Recorded data:
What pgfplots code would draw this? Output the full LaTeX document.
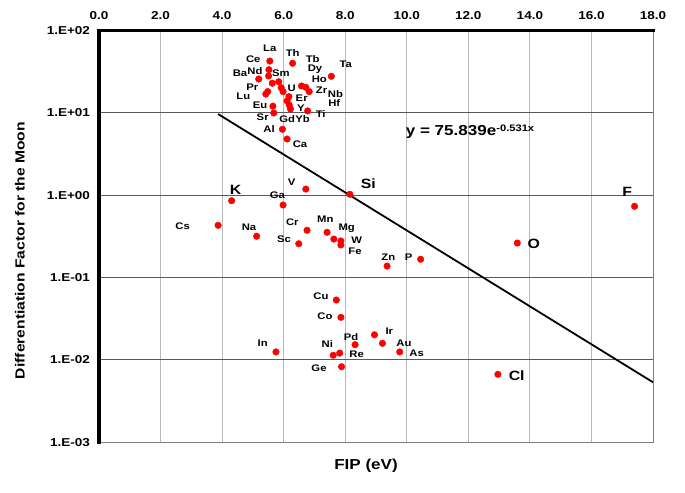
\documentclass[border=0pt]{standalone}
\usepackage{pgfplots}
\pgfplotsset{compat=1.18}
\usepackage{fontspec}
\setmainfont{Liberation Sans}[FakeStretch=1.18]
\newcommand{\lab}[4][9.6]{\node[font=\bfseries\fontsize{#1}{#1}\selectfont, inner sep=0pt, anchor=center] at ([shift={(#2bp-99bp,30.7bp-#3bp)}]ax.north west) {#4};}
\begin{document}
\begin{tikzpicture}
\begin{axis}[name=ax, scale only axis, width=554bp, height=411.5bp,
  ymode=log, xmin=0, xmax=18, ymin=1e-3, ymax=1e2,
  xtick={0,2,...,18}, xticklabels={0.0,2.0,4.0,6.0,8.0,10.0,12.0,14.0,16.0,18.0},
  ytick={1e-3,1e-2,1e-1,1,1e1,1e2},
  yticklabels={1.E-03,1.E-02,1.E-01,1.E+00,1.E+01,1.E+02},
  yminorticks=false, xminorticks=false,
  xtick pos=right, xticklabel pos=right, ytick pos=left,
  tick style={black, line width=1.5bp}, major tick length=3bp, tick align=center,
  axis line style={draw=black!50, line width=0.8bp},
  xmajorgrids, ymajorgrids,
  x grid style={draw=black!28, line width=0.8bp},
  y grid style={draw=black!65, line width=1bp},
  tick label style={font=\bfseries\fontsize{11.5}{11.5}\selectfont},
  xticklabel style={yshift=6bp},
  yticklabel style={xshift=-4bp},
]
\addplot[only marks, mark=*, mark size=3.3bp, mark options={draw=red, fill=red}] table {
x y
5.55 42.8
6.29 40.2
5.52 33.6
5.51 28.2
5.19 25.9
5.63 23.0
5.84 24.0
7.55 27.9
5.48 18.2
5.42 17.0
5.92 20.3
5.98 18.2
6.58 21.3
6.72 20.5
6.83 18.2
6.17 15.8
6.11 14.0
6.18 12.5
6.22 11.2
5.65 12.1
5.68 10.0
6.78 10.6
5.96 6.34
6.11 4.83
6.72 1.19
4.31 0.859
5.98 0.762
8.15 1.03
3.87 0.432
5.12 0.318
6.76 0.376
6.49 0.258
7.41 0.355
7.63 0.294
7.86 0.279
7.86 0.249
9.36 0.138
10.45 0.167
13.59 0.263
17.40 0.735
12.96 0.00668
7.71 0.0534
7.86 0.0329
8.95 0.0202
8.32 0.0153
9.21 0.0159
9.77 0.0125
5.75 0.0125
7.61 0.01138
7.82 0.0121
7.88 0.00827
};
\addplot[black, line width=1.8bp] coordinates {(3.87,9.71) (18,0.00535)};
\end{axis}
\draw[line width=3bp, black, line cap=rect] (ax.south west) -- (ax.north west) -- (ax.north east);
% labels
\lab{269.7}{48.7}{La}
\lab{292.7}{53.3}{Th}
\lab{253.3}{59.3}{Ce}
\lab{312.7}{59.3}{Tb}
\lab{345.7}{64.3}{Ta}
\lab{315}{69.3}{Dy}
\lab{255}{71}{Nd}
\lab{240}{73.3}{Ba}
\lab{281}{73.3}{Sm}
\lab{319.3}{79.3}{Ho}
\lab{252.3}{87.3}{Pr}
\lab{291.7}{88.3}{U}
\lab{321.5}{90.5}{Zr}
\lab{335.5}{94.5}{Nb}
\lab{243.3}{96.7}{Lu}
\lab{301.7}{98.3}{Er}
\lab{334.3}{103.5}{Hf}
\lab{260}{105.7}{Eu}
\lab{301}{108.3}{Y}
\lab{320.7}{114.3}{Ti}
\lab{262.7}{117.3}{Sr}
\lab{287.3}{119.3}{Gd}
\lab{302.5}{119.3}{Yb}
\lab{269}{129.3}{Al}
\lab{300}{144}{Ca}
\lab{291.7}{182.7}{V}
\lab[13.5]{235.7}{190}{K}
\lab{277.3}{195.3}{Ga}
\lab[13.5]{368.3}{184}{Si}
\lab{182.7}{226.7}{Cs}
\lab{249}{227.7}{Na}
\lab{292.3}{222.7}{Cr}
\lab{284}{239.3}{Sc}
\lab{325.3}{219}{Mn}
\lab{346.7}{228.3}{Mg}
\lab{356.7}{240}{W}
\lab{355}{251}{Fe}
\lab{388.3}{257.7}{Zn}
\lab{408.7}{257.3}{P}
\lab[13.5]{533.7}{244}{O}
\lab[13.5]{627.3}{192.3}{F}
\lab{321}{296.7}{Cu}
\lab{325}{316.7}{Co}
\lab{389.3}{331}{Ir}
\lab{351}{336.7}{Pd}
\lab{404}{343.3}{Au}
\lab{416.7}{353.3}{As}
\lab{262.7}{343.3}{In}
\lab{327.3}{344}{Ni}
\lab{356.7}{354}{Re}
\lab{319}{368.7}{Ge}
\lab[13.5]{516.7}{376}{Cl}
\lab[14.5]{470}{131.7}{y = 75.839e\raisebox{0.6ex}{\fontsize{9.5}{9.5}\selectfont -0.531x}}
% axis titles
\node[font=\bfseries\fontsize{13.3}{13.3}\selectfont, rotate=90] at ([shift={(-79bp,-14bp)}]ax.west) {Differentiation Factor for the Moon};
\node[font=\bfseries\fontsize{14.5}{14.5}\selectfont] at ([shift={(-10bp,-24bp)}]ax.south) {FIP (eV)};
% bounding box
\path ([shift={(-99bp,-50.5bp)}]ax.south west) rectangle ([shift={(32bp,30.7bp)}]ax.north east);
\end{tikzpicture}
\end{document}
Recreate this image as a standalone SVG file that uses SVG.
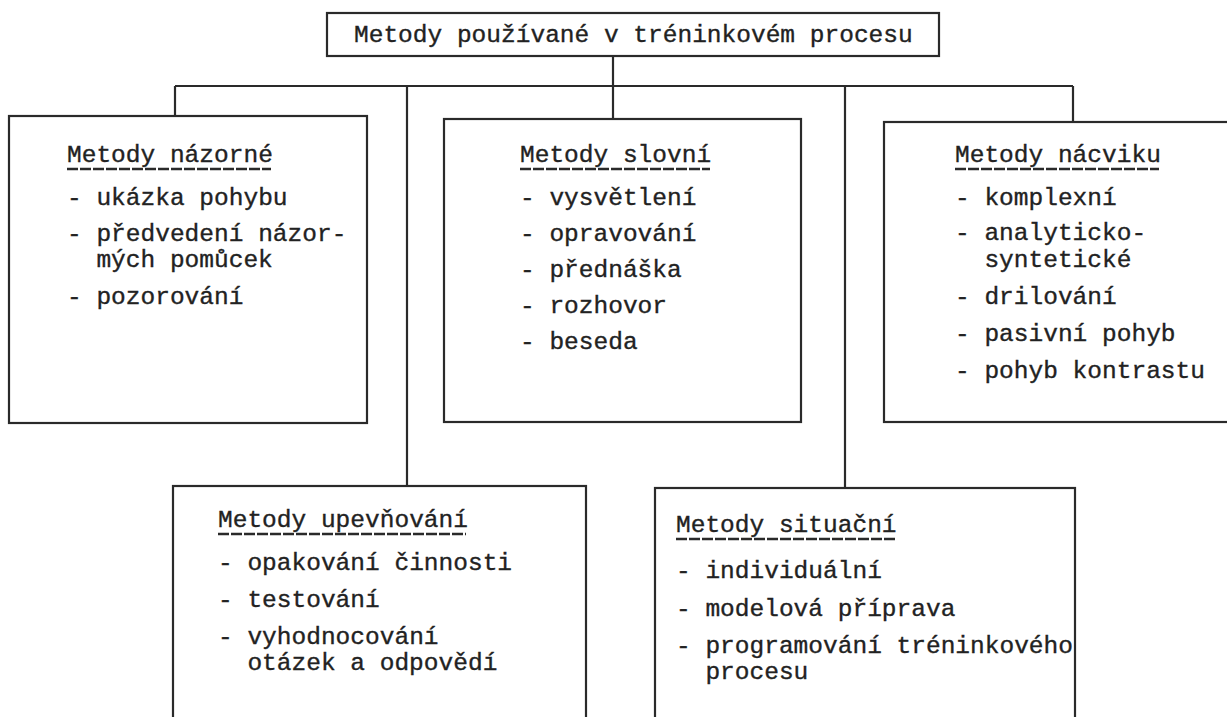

Given problem: Make an exact reproduction of the listing above, without any pictures.

Exercise solution:
What pgfplots code would draw this? Output the full LaTeX document.
\documentclass[border=0pt]{standalone}
\usepackage{pgfplots}
\pgfplotsset{compat=1.18}
\usepackage{fontspec}
\setmainfont{Liberation Sans}[FakeStretch=1.18]
\newcommand{\lab}[4][9.6]{\node[font=\bfseries\fontsize{#1}{#1}\selectfont, inner sep=0pt, anchor=center] at ([shift={(#2bp-99bp,30.7bp-#3bp)}]ax.north west) {#4};}
\begin{document}
\begin{tikzpicture}
\begin{axis}[name=ax, scale only axis, width=554bp, height=411.5bp,
  ymode=log, xmin=0, xmax=18, ymin=1e-3, ymax=1e2,
  xtick={0,2,...,18}, xticklabels={0.0,2.0,4.0,6.0,8.0,10.0,12.0,14.0,16.0,18.0},
  ytick={1e-3,1e-2,1e-1,1,1e1,1e2},
  yticklabels={1.E-03,1.E-02,1.E-01,1.E+00,1.E+01,1.E+02},
  yminorticks=false, xminorticks=false,
  xtick pos=right, xticklabel pos=right, ytick pos=left,
  tick style={black, line width=1.5bp}, major tick length=3bp, tick align=center,
  axis line style={draw=black!50, line width=0.8bp},
  xmajorgrids, ymajorgrids,
  x grid style={draw=black!28, line width=0.8bp},
  y grid style={draw=black!65, line width=1bp},
  tick label style={font=\bfseries\fontsize{11.5}{11.5}\selectfont},
  xticklabel style={yshift=6bp},
  yticklabel style={xshift=-4bp},
]
\addplot[only marks, mark=*, mark size=3.3bp, mark options={draw=red, fill=red}] table {
x y
5.55 42.8
6.29 40.2
5.52 33.6
5.51 28.2
5.19 25.9
5.63 23.0
5.84 24.0
7.55 27.9
5.48 18.2
5.42 17.0
5.92 20.3
5.98 18.2
6.58 21.3
6.72 20.5
6.83 18.2
6.17 15.8
6.11 14.0
6.18 12.5
6.22 11.2
5.65 12.1
5.68 10.0
6.78 10.6
5.96 6.34
6.11 4.83
6.72 1.19
4.31 0.859
5.98 0.762
8.15 1.03
3.87 0.432
5.12 0.318
6.76 0.376
6.49 0.258
7.41 0.355
7.63 0.294
7.86 0.279
7.86 0.249
9.36 0.138
10.45 0.167
13.59 0.263
17.40 0.735
12.96 0.00668
7.71 0.0534
7.86 0.0329
8.95 0.0202
8.32 0.0153
9.21 0.0159
9.77 0.0125
5.75 0.0125
7.61 0.01138
7.82 0.0121
7.88 0.00827
};
\addplot[black, line width=1.8bp] coordinates {(3.87,9.71) (18,0.00535)};
\end{axis}
\draw[line width=3bp, black, line cap=rect] (ax.south west) -- (ax.north west) -- (ax.north east);
% labels
\lab{269.7}{48.7}{La}
\lab{292.7}{53.3}{Th}
\lab{253.3}{59.3}{Ce}
\lab{312.7}{59.3}{Tb}
\lab{345.7}{64.3}{Ta}
\lab{315}{69.3}{Dy}
\lab{255}{71}{Nd}
\lab{240}{73.3}{Ba}
\lab{281}{73.3}{Sm}
\lab{319.3}{79.3}{Ho}
\lab{252.3}{87.3}{Pr}
\lab{291.7}{88.3}{U}
\lab{321.5}{90.5}{Zr}
\lab{335.5}{94.5}{Nb}
\lab{243.3}{96.7}{Lu}
\lab{301.7}{98.3}{Er}
\lab{334.3}{103.5}{Hf}
\lab{260}{105.7}{Eu}
\lab{301}{108.3}{Y}
\lab{320.7}{114.3}{Ti}
\lab{262.7}{117.3}{Sr}
\lab{287.3}{119.3}{Gd}
\lab{302.5}{119.3}{Yb}
\lab{269}{129.3}{Al}
\lab{300}{144}{Ca}
\lab{291.7}{182.7}{V}
\lab[13.5]{235.7}{190}{K}
\lab{277.3}{195.3}{Ga}
\lab[13.5]{368.3}{184}{Si}
\lab{182.7}{226.7}{Cs}
\lab{249}{227.7}{Na}
\lab{292.3}{222.7}{Cr}
\lab{284}{239.3}{Sc}
\lab{325.3}{219}{Mn}
\lab{346.7}{228.3}{Mg}
\lab{356.7}{240}{W}
\lab{355}{251}{Fe}
\lab{388.3}{257.7}{Zn}
\lab{408.7}{257.3}{P}
\lab[13.5]{533.7}{244}{O}
\lab[13.5]{627.3}{192.3}{F}
\lab{321}{296.7}{Cu}
\lab{325}{316.7}{Co}
\lab{389.3}{331}{Ir}
\lab{351}{336.7}{Pd}
\lab{404}{343.3}{Au}
\lab{416.7}{353.3}{As}
\lab{262.7}{343.3}{In}
\lab{327.3}{344}{Ni}
\lab{356.7}{354}{Re}
\lab{319}{368.7}{Ge}
\lab[13.5]{516.7}{376}{Cl}
\lab[14.5]{470}{131.7}{y = 75.839e\raisebox{0.6ex}{\fontsize{9.5}{9.5}\selectfont -0.531x}}
% axis titles
\node[font=\bfseries\fontsize{13.3}{13.3}\selectfont, rotate=90] at ([shift={(-79bp,-14bp)}]ax.west) {Differentiation Factor for the Moon};
\node[font=\bfseries\fontsize{14.5}{14.5}\selectfont] at ([shift={(-10bp,-24bp)}]ax.south) {FIP (eV)};
% bounding box
\path ([shift={(-99bp,-50.5bp)}]ax.south west) rectangle ([shift={(32bp,30.7bp)}]ax.north east);
\end{tikzpicture}
\end{document}
Recreate this image as a standalone SVG file that uses SVG.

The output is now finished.